The government has repeated its intention to commence the Article 50 process before the end of March.

FCA Extends Annex IV Reporting to Un-marketed Master Funds of Non-EEA Feeders Marketed in the UK under Article 42 National Private Placement

Under the FCA’s current AIFMD National Private Placement Regime (NPPR) requirements, where a non-EEA feeder fund is registered for marketing in the UK but its corresponding non-EEA master fund is not, there is discrepancy on whether detailed information on the master fund needs to be included in Annex IV reporting depending upon whether the AIFM is a non-EEA AIFM (using the AIFMD Article 42 NPPR) or a full-scope UK AIFM (using the AIFMD Article 36 NPPR). A full-scope UK AIFM is required to report the additional master fund information, but a non-EEA AIFM is not.

From 29 June 2017, the FCA is changing its rules to require non-EEA AIFMs also to include in their Annex IV filings the additional information on un-marketed non-EEA master funds that is currently required to be reported by full-scope UK AIFMs.

This change only applies to a non-EEA AIFM if it is subject to quarterly Annex IV reporting and will therefore not apply to those which report on a half-yearly or annual basis (yearly reporting being the norm for many private equity funds).

The changes will also permit full-scope UK AIFMs to report the additional information on un-marketed non-EEA master funds only if they are subject to quarterly Annex IV reporting.

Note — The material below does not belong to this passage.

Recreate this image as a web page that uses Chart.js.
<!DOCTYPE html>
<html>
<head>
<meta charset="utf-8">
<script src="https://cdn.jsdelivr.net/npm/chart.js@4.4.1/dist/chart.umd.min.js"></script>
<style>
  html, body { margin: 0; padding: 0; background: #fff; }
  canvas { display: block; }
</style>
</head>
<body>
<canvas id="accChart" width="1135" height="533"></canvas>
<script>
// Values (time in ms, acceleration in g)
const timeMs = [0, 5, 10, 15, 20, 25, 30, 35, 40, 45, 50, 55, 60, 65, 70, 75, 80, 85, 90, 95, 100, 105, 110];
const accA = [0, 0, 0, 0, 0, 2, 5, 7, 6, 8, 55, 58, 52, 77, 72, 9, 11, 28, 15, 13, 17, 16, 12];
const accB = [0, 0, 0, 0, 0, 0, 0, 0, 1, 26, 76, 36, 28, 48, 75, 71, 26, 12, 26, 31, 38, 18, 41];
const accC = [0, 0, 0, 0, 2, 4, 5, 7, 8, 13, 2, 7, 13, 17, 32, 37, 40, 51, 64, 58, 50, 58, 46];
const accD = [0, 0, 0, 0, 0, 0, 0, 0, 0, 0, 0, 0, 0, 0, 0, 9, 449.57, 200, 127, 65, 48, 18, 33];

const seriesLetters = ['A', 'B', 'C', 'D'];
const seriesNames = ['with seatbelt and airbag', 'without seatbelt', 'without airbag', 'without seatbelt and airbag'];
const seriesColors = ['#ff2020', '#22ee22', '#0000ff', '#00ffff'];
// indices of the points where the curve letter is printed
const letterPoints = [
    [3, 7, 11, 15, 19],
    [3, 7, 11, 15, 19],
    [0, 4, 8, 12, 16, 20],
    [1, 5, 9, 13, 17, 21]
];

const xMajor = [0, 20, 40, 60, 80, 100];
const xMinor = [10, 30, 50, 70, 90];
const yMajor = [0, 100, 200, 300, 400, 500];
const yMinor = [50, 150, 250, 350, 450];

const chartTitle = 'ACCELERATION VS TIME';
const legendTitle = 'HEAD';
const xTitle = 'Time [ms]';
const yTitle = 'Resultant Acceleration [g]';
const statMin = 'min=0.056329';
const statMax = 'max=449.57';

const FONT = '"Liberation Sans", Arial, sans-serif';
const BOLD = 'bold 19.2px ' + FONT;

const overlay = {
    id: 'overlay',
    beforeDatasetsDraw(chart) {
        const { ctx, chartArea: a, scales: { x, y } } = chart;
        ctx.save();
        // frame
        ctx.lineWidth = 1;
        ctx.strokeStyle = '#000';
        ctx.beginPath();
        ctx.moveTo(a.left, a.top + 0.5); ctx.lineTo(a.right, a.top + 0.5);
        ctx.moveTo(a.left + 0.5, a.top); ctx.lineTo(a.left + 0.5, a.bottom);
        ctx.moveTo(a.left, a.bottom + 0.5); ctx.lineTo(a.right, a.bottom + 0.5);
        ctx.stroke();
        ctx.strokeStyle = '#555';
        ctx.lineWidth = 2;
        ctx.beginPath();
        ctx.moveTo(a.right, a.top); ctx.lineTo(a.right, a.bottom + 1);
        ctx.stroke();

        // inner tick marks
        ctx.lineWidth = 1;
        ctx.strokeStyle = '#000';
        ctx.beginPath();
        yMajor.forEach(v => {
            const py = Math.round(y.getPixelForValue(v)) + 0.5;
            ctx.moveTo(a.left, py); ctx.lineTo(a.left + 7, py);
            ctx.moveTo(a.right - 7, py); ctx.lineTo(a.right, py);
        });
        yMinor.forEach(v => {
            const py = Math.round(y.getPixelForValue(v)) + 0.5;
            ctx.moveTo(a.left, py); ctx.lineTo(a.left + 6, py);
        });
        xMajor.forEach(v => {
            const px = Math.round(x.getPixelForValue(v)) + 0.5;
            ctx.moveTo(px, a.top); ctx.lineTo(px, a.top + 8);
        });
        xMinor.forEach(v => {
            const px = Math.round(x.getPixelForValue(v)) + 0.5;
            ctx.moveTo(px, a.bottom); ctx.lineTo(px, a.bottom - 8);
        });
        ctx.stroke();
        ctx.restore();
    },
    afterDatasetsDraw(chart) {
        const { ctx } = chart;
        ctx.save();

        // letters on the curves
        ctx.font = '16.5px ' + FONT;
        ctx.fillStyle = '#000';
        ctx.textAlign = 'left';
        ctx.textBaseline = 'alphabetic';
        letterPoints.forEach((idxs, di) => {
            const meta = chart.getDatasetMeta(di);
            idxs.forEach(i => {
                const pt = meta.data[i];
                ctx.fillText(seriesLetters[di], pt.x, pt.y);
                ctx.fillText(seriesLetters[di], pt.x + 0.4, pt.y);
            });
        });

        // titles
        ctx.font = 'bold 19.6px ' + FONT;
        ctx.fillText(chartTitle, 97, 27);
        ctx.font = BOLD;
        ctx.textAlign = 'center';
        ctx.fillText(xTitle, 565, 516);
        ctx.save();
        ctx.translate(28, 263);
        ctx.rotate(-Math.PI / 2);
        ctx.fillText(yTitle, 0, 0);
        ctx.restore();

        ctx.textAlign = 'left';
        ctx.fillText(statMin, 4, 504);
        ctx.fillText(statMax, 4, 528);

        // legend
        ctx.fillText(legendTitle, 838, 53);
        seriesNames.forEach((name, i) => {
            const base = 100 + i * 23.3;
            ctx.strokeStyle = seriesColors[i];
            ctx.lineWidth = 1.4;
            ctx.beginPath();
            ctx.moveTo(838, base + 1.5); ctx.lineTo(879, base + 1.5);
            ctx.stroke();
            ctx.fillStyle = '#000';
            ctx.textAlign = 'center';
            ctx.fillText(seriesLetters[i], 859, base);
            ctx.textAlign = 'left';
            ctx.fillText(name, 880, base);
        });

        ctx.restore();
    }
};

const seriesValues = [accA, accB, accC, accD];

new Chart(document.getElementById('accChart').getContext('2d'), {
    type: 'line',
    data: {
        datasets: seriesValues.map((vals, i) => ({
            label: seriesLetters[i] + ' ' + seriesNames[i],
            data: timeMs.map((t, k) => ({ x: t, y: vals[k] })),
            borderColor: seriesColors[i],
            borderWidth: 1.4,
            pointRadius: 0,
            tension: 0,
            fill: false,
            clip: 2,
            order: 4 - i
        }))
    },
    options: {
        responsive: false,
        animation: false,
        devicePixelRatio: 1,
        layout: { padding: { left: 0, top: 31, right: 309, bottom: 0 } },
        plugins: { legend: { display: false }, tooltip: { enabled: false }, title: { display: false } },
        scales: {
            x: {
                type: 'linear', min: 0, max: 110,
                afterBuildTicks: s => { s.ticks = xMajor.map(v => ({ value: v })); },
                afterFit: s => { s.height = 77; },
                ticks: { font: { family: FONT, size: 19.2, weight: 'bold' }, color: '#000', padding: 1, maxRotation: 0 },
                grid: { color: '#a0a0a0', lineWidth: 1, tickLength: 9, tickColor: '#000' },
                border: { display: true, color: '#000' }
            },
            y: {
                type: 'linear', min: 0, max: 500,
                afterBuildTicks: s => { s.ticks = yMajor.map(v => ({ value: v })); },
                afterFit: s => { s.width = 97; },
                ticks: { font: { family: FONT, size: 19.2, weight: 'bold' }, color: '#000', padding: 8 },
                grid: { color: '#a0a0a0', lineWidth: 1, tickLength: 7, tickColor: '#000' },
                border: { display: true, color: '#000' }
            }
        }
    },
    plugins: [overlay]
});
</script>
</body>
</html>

The FCA Handbook is available here

FCA Publishes a Discussion Paper on Open-Ended Funds Investing in Illiquid Assets

On 8 February 2017, the FCA published a discussion paper (DP17/1) considering some of the risks that arise when consumers use open-ended investment funds to gain exposure to illiquid assets (that is, assets that may be difficult for fund managers to buy, sell, or value quickly). Illiquid assets may include land and buildings, infrastructure, and financial assets such as unlisted securities.

The paper includes discussions of:

  • The impact of the UK’s Brexit referendum vote on funds invested in UK property;
  • The range of liquidity management tools available to FCA authorised funds, including UCITS Schemes, Non-UCITS Retail Schemes (NURS) and Qualified Investor Schemes (QIS); and
  • Possible approaches to improving liquidity management.

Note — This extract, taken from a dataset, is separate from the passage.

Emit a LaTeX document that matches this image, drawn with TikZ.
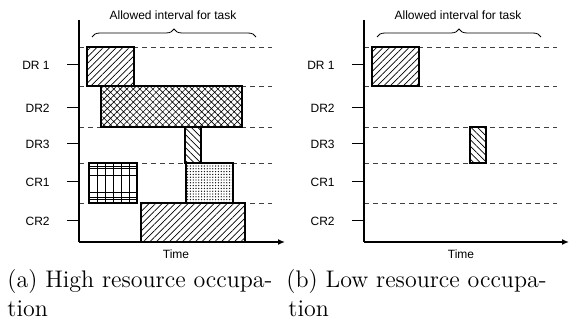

FCA authorised NURS operating as Funds of Alternative Investment Funds (FAIF) and listed closed ended funds are expressly out of scope of the discussion paper.

The FCA discussion paper is available here

HM Treasury Publishes Draft MiFID II Changes to the FSMA Regulated Activities Order

On 9 February 2017, HM Treasury published a draft order amending the Financial Services and Markets Act 2000 (Regulated Activities) Order 2001 (SI 2001/544) (RAO) to transpose parts of MiFID II.

Amongst other things, the draft order:

  • Introduces a new regulated activity of “operating of an organised trading facility” (OTF);
  • Introduces “emission allowances” as a new type of regulated investment;
  • Extends the regulated activities of “dealing in investments as agent”, “arranging deals in investments”, “managing investments” and “advising on investments” to cover such activities in relation to structured deposits; and
  • Suspends the overseas persons exemption (in Article 72 of the RAO) for investment firms established in non-EU countries which ESMA has decided are equivalent for the purposes of the new third country regime in MiFID II. (Under this new third country regime, such investment firms in equivalent non-EU countries would be able to provide investment services to professional in the EU by registering with ESMA).

The Order proposed to come into force on 1 April 2017 for the purposes of enabling applications to be made for initial authorisations and variations of permission and for approved persons.

Alongside the draft Order has been published a draft explanatory memo, a transposition note and final impact assessment.

The draft order is available here.

DISCLAIMER: Because of the generality of this update, the information provided herein may not be applicable in all situations and should not be acted upon without specific legal advice based on particular situations.